* [EXERCISE BRIEF] Return the material exactly, first line through the line containing "[(33.767, 1.85), (33.781, 2.03), (34.000, 3.87)]]", and nothing more. Pictures stay out.

====== DATA BLOCK ======

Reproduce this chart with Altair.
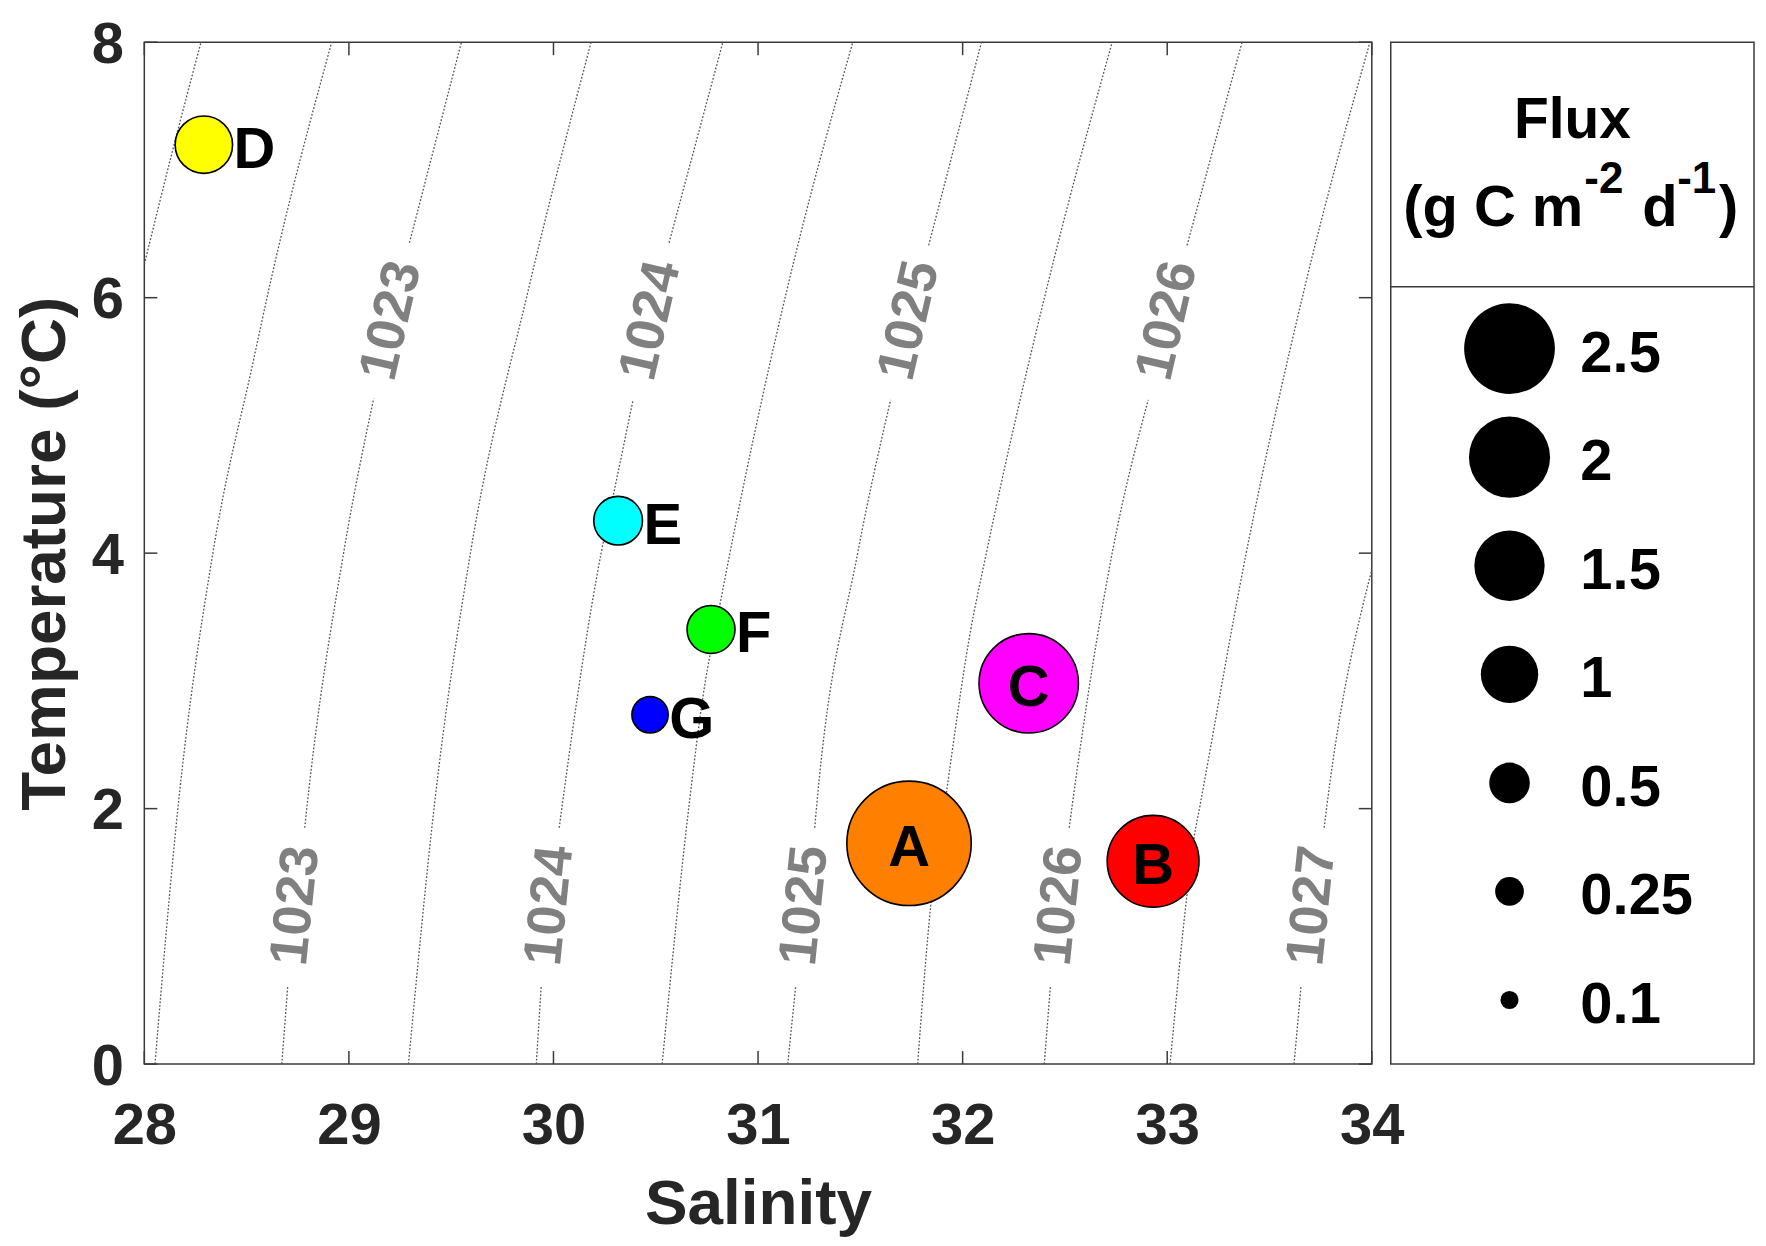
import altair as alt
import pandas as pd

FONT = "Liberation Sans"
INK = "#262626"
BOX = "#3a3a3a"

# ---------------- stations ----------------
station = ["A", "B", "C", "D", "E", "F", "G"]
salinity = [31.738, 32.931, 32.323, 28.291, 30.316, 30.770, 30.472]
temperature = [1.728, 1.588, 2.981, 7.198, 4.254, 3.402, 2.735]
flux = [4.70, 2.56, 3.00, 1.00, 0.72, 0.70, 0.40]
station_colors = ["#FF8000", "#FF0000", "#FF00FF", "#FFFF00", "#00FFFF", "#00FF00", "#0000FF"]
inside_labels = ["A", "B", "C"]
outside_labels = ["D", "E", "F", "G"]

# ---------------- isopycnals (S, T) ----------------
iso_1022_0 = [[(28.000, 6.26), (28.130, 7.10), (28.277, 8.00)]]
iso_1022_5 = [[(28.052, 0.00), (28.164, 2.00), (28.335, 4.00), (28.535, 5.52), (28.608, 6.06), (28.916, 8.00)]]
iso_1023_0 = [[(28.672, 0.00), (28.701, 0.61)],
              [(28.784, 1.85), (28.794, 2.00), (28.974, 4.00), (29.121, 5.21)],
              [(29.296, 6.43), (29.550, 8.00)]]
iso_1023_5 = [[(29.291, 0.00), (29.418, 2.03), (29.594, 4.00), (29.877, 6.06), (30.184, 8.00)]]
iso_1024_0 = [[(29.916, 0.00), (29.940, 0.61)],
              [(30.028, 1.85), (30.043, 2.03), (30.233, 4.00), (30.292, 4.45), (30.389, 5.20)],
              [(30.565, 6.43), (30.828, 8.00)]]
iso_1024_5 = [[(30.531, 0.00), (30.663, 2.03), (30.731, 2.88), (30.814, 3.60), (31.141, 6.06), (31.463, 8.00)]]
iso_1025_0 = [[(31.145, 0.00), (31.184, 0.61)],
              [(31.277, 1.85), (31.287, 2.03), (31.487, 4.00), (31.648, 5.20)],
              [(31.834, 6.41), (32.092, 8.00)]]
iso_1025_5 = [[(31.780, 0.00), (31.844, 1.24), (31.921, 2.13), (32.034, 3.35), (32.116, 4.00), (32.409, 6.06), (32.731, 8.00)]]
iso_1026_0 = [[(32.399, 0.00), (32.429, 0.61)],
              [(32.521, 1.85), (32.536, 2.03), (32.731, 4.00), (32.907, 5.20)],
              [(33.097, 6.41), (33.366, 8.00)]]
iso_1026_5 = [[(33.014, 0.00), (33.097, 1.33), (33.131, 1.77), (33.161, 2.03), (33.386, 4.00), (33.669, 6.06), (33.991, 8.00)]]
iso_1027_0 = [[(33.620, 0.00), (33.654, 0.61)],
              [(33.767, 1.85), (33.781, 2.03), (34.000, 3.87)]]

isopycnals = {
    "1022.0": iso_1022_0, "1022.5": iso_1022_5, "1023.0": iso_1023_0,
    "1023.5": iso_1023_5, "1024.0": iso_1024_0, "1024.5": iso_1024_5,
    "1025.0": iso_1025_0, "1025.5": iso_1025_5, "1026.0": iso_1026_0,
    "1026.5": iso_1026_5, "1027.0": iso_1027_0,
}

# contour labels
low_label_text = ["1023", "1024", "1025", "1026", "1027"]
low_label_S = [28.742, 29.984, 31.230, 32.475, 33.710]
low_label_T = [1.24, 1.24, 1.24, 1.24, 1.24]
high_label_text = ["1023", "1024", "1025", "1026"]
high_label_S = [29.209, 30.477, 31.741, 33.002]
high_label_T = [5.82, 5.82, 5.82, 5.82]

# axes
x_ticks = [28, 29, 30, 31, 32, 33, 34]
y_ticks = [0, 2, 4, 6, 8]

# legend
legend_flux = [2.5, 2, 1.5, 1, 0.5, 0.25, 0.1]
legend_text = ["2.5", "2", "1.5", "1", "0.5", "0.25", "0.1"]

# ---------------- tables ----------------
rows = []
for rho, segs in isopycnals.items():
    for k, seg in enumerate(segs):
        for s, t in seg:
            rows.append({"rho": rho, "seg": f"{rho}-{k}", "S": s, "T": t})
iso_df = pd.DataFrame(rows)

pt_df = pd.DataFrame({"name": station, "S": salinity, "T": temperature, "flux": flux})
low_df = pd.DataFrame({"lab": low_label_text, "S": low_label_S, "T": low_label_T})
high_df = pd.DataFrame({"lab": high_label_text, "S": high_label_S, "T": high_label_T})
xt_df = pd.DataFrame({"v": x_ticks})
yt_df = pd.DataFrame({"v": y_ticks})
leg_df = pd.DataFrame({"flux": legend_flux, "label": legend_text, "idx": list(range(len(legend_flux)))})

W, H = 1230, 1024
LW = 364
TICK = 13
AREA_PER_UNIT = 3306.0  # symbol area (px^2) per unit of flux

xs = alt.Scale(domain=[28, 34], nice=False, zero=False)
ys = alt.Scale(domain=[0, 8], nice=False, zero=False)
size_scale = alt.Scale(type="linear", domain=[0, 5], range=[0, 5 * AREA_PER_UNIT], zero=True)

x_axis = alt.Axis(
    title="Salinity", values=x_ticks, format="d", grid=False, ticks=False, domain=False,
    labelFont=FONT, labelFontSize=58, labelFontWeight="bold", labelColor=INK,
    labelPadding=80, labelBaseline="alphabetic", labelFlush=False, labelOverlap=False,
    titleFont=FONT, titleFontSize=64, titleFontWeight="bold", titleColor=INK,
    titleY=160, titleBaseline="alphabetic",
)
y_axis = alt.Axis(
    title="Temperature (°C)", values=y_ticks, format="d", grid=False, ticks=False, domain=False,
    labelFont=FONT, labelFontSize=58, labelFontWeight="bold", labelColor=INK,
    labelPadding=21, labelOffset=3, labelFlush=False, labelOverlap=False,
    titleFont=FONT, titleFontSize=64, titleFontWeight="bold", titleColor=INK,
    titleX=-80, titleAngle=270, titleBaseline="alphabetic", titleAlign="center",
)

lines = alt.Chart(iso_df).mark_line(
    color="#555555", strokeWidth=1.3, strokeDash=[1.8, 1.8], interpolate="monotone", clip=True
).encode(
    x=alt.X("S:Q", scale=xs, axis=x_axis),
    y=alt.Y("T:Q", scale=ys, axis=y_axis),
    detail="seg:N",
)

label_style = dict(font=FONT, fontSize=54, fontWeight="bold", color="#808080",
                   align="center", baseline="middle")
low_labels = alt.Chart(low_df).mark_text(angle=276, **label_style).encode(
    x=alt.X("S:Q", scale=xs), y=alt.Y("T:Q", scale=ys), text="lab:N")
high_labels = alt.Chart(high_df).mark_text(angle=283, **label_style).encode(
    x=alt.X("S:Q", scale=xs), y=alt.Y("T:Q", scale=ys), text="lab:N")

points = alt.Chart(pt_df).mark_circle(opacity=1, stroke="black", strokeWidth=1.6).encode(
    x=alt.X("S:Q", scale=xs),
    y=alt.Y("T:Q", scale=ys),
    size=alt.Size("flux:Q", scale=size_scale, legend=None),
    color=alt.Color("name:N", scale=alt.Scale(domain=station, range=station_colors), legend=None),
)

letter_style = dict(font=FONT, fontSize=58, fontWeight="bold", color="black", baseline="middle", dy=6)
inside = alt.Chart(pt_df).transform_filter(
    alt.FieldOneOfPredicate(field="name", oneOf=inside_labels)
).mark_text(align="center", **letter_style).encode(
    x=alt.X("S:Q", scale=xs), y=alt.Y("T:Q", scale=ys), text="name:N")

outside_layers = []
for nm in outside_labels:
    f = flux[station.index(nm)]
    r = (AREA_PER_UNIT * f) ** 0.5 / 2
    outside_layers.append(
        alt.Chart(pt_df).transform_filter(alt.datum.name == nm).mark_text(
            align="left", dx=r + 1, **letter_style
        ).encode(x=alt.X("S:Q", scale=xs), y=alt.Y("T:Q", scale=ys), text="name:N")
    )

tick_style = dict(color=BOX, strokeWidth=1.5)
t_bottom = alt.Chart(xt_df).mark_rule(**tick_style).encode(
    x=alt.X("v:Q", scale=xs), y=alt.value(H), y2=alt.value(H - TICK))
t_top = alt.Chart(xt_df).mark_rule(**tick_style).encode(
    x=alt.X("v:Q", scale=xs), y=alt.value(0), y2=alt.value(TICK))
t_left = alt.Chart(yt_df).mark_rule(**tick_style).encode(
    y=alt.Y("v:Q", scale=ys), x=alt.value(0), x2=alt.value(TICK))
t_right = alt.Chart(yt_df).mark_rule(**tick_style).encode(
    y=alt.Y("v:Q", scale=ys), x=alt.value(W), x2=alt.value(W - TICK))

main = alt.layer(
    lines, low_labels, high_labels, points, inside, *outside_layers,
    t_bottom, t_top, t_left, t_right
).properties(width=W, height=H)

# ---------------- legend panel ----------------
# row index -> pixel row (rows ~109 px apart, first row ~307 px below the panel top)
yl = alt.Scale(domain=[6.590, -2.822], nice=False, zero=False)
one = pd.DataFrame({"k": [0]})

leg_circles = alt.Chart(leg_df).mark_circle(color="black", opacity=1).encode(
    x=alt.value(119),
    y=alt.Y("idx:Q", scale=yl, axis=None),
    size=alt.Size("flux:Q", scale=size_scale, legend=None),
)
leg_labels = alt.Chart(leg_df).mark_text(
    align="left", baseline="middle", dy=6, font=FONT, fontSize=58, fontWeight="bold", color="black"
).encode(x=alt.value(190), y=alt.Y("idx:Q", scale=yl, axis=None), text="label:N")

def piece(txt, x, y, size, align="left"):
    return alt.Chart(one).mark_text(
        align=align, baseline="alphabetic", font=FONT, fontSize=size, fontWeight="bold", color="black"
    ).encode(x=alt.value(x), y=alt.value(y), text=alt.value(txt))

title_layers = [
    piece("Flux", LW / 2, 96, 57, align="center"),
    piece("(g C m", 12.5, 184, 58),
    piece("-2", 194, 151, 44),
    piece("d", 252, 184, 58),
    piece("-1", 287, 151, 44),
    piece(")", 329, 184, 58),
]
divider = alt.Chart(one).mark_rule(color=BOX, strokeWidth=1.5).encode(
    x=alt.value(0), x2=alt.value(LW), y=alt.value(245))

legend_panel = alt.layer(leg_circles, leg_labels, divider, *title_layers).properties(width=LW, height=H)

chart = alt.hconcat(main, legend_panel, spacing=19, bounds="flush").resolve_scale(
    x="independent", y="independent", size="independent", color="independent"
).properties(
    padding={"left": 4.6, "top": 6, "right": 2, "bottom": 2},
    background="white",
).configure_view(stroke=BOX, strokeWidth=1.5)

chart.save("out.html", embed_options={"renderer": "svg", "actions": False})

======

* [TASK RESULT]
Reproduce this chart with Altair.
import altair as alt
import pandas as pd

FONT = "Liberation Sans"
INK = "#262626"
BOX = "#3a3a3a"

# ---------------- stations ----------------
station = ["A", "B", "C", "D", "E", "F", "G"]
salinity = [31.738, 32.931, 32.323, 28.291, 30.316, 30.770, 30.472]
temperature = [1.728, 1.588, 2.981, 7.198, 4.254, 3.402, 2.735]
flux = [4.70, 2.56, 3.00, 1.00, 0.72, 0.70, 0.40]
station_colors = ["#FF8000", "#FF0000", "#FF00FF", "#FFFF00", "#00FFFF", "#00FF00", "#0000FF"]
inside_labels = ["A", "B", "C"]
outside_labels = ["D", "E", "F", "G"]

# ---------------- isopycnals (S, T) ----------------
iso_1022_0 = [[(28.000, 6.26), (28.130, 7.10), (28.277, 8.00)]]
iso_1022_5 = [[(28.052, 0.00), (28.164, 2.00), (28.335, 4.00), (28.535, 5.52), (28.608, 6.06), (28.916, 8.00)]]
iso_1023_0 = [[(28.672, 0.00), (28.701, 0.61)],
              [(28.784, 1.85), (28.794, 2.00), (28.974, 4.00), (29.121, 5.21)],
              [(29.296, 6.43), (29.550, 8.00)]]
iso_1023_5 = [[(29.291, 0.00), (29.418, 2.03), (29.594, 4.00), (29.877, 6.06), (30.184, 8.00)]]
iso_1024_0 = [[(29.916, 0.00), (29.940, 0.61)],
              [(30.028, 1.85), (30.043, 2.03), (30.233, 4.00), (30.292, 4.45), (30.389, 5.20)],
              [(30.565, 6.43), (30.828, 8.00)]]
iso_1024_5 = [[(30.531, 0.00), (30.663, 2.03), (30.731, 2.88), (30.814, 3.60), (31.141, 6.06), (31.463, 8.00)]]
iso_1025_0 = [[(31.145, 0.00), (31.184, 0.61)],
              [(31.277, 1.85), (31.287, 2.03), (31.487, 4.00), (31.648, 5.20)],
              [(31.834, 6.41), (32.092, 8.00)]]
iso_1025_5 = [[(31.780, 0.00), (31.844, 1.24), (31.921, 2.13), (32.034, 3.35), (32.116, 4.00), (32.409, 6.06), (32.731, 8.00)]]
iso_1026_0 = [[(32.399, 0.00), (32.429, 0.61)],
              [(32.521, 1.85), (32.536, 2.03), (32.731, 4.00), (32.907, 5.20)],
              [(33.097, 6.41), (33.366, 8.00)]]
iso_1026_5 = [[(33.014, 0.00), (33.097, 1.33), (33.131, 1.77), (33.161, 2.03), (33.386, 4.00), (33.669, 6.06), (33.991, 8.00)]]
iso_1027_0 = [[(33.620, 0.00), (33.654, 0.61)],
              [(33.767, 1.85), (33.781, 2.03), (34.000, 3.87)]]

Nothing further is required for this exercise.